Reproduce each line of the material exactly, minus any picture.

BEGIN DATASET SECTION

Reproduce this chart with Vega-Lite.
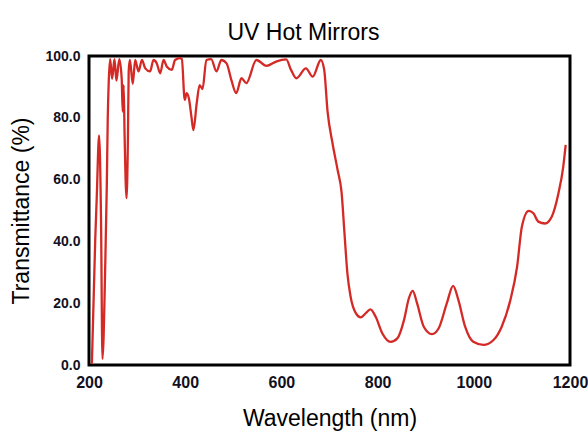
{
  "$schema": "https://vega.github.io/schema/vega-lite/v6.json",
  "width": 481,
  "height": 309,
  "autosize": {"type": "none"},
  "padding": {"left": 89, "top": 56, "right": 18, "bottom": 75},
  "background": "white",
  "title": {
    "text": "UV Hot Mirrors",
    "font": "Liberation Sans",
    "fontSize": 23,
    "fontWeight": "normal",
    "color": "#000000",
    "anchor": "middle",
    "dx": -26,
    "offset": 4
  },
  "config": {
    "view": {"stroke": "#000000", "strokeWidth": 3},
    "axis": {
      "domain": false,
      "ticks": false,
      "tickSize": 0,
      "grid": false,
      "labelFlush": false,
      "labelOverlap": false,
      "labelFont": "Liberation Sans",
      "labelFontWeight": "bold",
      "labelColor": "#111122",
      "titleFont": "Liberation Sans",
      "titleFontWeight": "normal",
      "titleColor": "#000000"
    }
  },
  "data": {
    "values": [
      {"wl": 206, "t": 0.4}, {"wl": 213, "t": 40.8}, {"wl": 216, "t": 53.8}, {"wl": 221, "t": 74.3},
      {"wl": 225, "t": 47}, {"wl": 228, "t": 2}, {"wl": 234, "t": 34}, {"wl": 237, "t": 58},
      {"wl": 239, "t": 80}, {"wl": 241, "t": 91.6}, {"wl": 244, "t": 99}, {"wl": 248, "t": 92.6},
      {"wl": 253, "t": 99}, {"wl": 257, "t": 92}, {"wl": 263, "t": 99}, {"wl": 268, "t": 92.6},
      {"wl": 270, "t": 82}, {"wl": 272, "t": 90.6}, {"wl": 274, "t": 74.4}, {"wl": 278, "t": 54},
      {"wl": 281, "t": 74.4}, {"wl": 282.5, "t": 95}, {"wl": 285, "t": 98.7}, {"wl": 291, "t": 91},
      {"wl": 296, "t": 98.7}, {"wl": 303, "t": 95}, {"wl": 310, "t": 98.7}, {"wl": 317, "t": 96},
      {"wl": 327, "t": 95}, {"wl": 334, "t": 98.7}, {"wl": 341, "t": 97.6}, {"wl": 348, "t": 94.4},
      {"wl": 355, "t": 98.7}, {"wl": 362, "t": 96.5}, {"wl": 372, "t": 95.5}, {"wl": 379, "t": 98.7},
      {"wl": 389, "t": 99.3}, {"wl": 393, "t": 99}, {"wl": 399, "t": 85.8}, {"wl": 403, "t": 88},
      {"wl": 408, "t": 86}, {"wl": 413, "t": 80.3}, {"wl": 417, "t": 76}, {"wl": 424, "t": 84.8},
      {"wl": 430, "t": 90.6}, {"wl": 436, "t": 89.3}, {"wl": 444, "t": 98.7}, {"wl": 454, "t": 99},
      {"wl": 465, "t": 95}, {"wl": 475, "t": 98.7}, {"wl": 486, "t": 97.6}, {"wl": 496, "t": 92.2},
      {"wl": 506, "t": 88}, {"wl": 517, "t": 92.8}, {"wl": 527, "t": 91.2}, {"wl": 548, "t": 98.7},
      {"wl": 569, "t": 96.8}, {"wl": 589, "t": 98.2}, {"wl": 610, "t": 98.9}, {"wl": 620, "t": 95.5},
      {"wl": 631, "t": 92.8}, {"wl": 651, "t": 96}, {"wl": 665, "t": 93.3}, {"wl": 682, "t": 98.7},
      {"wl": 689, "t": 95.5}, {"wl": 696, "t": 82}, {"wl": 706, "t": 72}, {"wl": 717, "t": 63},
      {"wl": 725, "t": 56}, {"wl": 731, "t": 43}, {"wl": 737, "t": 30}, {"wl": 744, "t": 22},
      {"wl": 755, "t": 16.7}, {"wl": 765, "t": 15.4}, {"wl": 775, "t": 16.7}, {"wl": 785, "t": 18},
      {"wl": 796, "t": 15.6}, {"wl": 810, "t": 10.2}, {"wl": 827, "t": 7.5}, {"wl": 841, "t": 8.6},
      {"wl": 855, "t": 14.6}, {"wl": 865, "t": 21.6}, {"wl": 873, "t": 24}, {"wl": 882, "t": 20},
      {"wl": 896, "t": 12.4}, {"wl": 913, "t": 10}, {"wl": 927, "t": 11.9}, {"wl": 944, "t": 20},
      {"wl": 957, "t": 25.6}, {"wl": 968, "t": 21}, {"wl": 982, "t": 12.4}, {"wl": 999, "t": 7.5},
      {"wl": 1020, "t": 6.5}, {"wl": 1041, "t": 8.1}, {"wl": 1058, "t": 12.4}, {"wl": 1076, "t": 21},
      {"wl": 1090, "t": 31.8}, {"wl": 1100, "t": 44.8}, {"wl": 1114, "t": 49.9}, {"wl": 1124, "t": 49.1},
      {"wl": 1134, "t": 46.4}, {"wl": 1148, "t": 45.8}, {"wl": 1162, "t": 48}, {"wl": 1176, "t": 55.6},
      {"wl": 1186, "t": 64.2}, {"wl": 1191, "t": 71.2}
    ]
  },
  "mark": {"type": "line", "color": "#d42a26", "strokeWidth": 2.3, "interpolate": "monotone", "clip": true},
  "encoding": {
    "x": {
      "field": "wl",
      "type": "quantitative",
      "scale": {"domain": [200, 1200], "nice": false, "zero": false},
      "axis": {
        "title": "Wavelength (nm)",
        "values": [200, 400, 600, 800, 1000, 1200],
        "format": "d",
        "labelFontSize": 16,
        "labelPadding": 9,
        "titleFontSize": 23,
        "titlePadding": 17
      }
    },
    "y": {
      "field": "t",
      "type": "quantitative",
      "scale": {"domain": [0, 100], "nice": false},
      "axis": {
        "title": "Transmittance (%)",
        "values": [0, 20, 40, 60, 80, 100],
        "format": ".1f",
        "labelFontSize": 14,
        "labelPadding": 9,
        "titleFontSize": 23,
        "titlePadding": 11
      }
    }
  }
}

END DATASET SECTION

== RESPONSE TO THE TASK ==
Reproduce this chart with Vega-Lite.
{
  "$schema": "https://vega.github.io/schema/vega-lite/v6.json",
  "width": 481,
  "height": 309,
  "autosize": {"type": "none"},
  "padding": {"left": 89, "top": 56, "right": 18, "bottom": 75},
  "background": "white",
  "title": {
    "text": "UV Hot Mirrors",
    "font": "Liberation Sans",
    "fontSize": 23,
    "fontWeight": "normal",
    "color": "#000000",
    "anchor": "middle",
    "dx": -26,
    "offset": 4
  },
  "config": {
    "view": {"stroke": "#000000", "strokeWidth": 3},
    "axis": {
      "domain": false,
      "ticks": false,
      "tickSize": 0,
      "grid": false,
      "labelFlush": false,
      "labelOverlap": false,
      "labelFont": "Liberation Sans",
      "labelFontWeight": "bold",
      "labelColor": "#111122",
      "titleFont": "Liberation Sans",
      "titleFontWeight": "normal",
      "titleColor": "#000000"
    }
  },
  "data": {
    "values": [
      {"wl": 206, "t": 0.4}, {"wl": 213, "t": 40.8}, {"wl": 216, "t": 53.8}, {"wl": 221, "t": 74.3},
      {"wl": 225, "t": 47}, {"wl": 228, "t": 2}, {"wl": 234, "t": 34}, {"wl": 237, "t": 58},
      {"wl": 239, "t": 80}, {"wl": 241, "t": 91.6}, {"wl": 244, "t": 99}, {"wl": 248, "t": 92.6},
      {"wl": 253, "t": 99}, {"wl": 257, "t": 92}, {"wl": 263, "t": 99}, {"wl": 268, "t": 92.6},
      {"wl": 270, "t": 82}, {"wl": 272, "t": 90.6}, {"wl": 274, "t": 74.4}, {"wl": 278, "t": 54},
      {"wl": 281, "t": 74.4}, {"wl": 282.5, "t": 95}, {"wl": 285, "t": 98.7}, {"wl": 291, "t": 91},
      {"wl": 296, "t": 98.7}, {"wl": 303, "t": 95}, {"wl": 310, "t": 98.7}, {"wl": 317, "t": 96},
      {"wl": 327, "t": 95}, {"wl": 334, "t": 98.7}, {"wl": 341, "t": 97.6}, {"wl": 348, "t": 94.4},
      {"wl": 355, "t": 98.7}, {"wl": 362, "t": 96.5}, {"wl": 372, "t": 95.5}, {"wl": 379, "t": 98.7},
      {"wl": 389, "t": 99.3}, {"wl": 393, "t": 99}, {"wl": 399, "t": 85.8}, {"wl": 403, "t": 88},
      {"wl": 408, "t": 86}, {"wl": 413, "t": 80.3}, {"wl": 417, "t": 76}, {"wl": 424, "t": 84.8},
      {"wl": 430, "t": 90.6}, {"wl": 436, "t": 89.3}, {"wl": 444, "t": 98.7}, {"wl": 454, "t": 99},
      {"wl": 465, "t": 95}, {"wl": 475, "t": 98.7}, {"wl": 486, "t": 97.6}, {"wl": 496, "t": 92.2},
      {"wl": 506, "t": 88}, {"wl": 517, "t": 92.8}, {"wl": 527, "t": 91.2}, {"wl": 548, "t": 98.7},
      {"wl": 569, "t": 96.8}, {"wl": 589, "t": 98.2}, {"wl": 610, "t": 98.9}, {"wl": 620, "t": 95.5},
      {"wl": 631, "t": 92.8}, {"wl": 651, "t": 96}, {"wl": 665, "t": 93.3}, {"wl": 682, "t": 98.7},
      {"wl": 689, "t": 95.5}, {"wl": 696, "t": 82}, {"wl": 706, "t": 72}, {"wl": 717, "t": 63},
      {"wl": 725, "t": 56}, {"wl": 731, "t": 43}, {"wl": 737, "t": 30}, {"wl": 744, "t": 22},
      {"wl": 755, "t": 16.7}, {"wl": 765, "t": 15.4}, {"wl": 775, "t": 16.7}, {"wl": 785, "t": 18},
      {"wl": 796, "t": 15.6}, {"wl": 810, "t": 10.2}, {"wl": 827, "t": 7.5}, {"wl": 841, "t": 8.6},
      {"wl": 855, "t": 14.6}, {"wl": 865, "t": 21.6}, {"wl": 873, "t": 24}, {"wl": 882, "t": 20},
      {"wl": 896, "t": 12.4}, {"wl": 913, "t": 10}, {"wl": 927, "t": 11.9}, {"wl": 944, "t": 20},
      {"wl": 957, "t": 25.6}, {"wl": 968, "t": 21}, {"wl": 982, "t": 12.4}, {"wl": 999, "t": 7.5},
      {"wl": 1020, "t": 6.5}, {"wl": 1041, "t": 8.1}, {"wl": 1058, "t": 12.4}, {"wl": 1076, "t": 21},
      {"wl": 1090, "t": 31.8}, {"wl": 1100, "t": 44.8}, {"wl": 1114, "t": 49.9}, {"wl": 1124, "t": 49.1},
      {"wl": 1134, "t": 46.4}, {"wl": 1148, "t": 45.8}, {"wl": 1162, "t": 48}, {"wl": 1176, "t": 55.6},
      {"wl": 1186, "t": 64.2}, {"wl": 1191, "t": 71.2}
    ]
  },
  "mark": {"type": "line", "color": "#d42a26", "strokeWidth": 2.3, "interpolate": "monotone", "clip": true},
  "encoding": {
    "x": {
      "field": "wl",
      "type": "quantitative",
      "scale": {"domain": [200, 1200], "nice": false, "zero": false},
      "axis": {
        "title": "Wavelength (nm)",
        "values": [200, 400, 600, 800, 1000, 1200],
        "format": "d",
        "labelFontSize": 16,
        "labelPadding": 9,
        "titleFontSize": 23,
        "titlePadding": 17
      }
    },
    "y": {
      "field": "t",
      "type": "quantitative",
      "scale": {"domain": [0, 100], "nice": false},
      "axis": {
        "title": "Transmittance (%)",
        "values": [0, 20, 40, 60, 80, 100],
        "format": ".1f",
        "labelFontSize": 14,
        "labelPadding": 9,
        "titleFontSize": 23,
        "titlePadding": 11
      }
    }
  }
}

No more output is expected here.